There are certain cases decided by the Supreme Court of South Carolina,—Rankin v. Sievern &c. R. Co., 58 S. C. 532 (36 S. E. 997), and Brooker v. Silverthorne, 111 S. C. 553 (99 S. E. 330, 5 A. L. R. 1283),—which at first reading seem to be contrary to the opinion that I hold. In each of these cases the alleged injury consisted, as mainly contended by the plaintiff, in the alleged threats which were made against them. In the Brooker case it was said, “To render actionable a threat causing fear, it must be of such a nature and made under such circumstances as to affect the mind of a person of ordinary reason and firmness so as to influence his conduct, or it must appear that the person against whom it was made was peculiarly susceptible to fear and that the person making the threat knew and took advantage of the fact that he could not stand as much as an ordinary person.” In that case a threat was made over the telephone, accompanied by profanity. No allegation was made that such profanity and threat was heard by others or that it was intended to publicly humiliate. It does not appear that in South Carolina there is made, as in Georgia, a distinction between a tort inflicted by negligence and a wilful tort. Then, too, a threat does not constitute an assault, because, among other reasons, it only promises a future injury and gives ample opportunity to provide against it. A threat does not, except where palpably so intended, cause humiliation, nor, as set forth in the Brooker case cited above cause any actionable injury except under certain circumstances. Cursing and abusive language may not in every circumstance violate a legal duty and thus support a cause of action, but in a case where such conduct is intended to publicly intimidate and embarrass the person so cursed and abused, and the circumstances surrounding the transaction show a wilful and wanton intent so to insult and humiliate such person, a legal right is invaded and a legal duty breached.

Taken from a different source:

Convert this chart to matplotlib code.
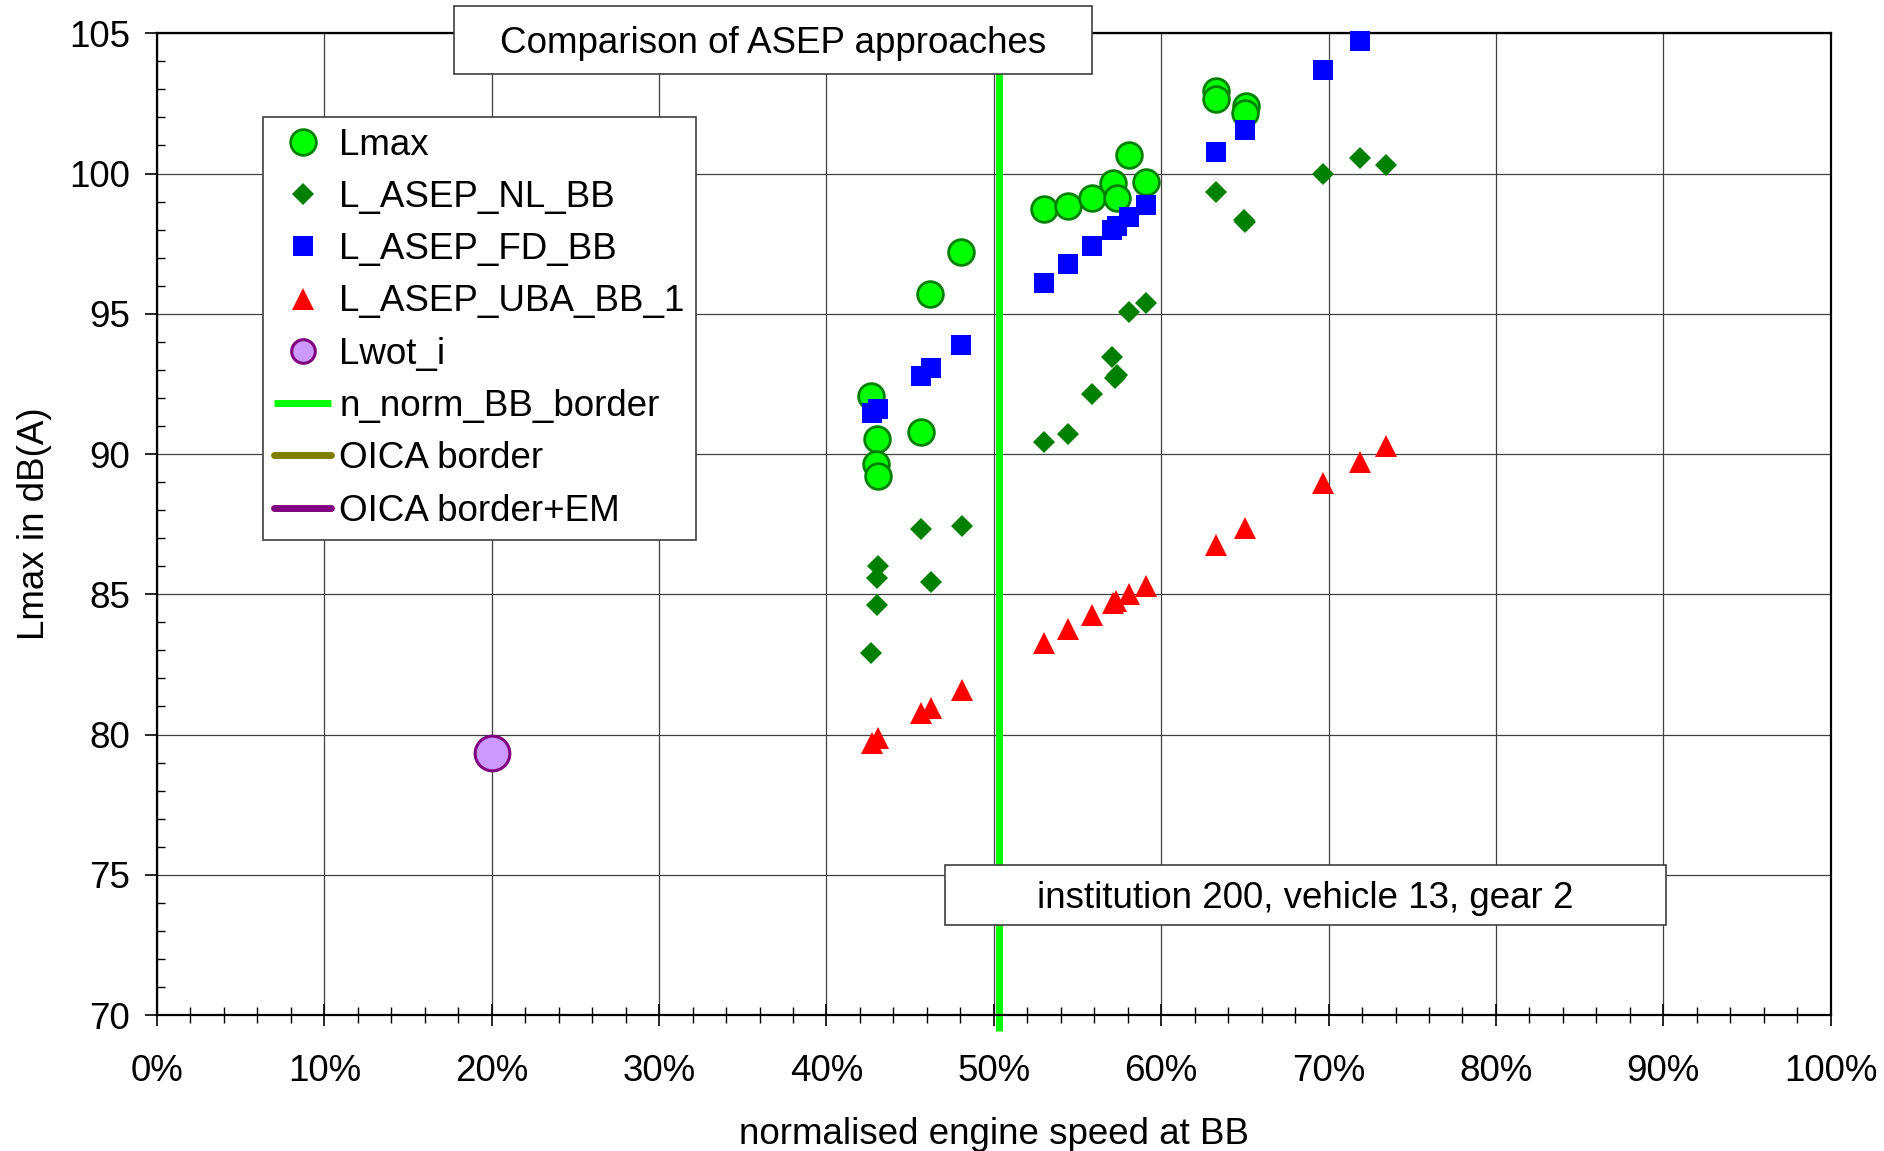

I am mindful that we should be slow to hold that hot words, though profane, uttered in a moment of stress without any apparent intention to wilfully humiliate, are such as should be the basis of an action for damages for alleged wounded feelings; for I recognize the principle that "it is safer to allow too much liberty than to interpose too much restraint.” I do feel, however, that it would be improper to hold that under no circumstances is it an invasion of legal right to curse and abuse another if no physical injury or actual damage occurs. If the facts as alleged in the present petition occurred, and occurred publicly, and were intended to insult, embarrass, and humiliate the plaintiff, a cause of action for nominal damages is at least set forth. I think these were questions for a jury, and that the court erred in sustaining the general demurrer.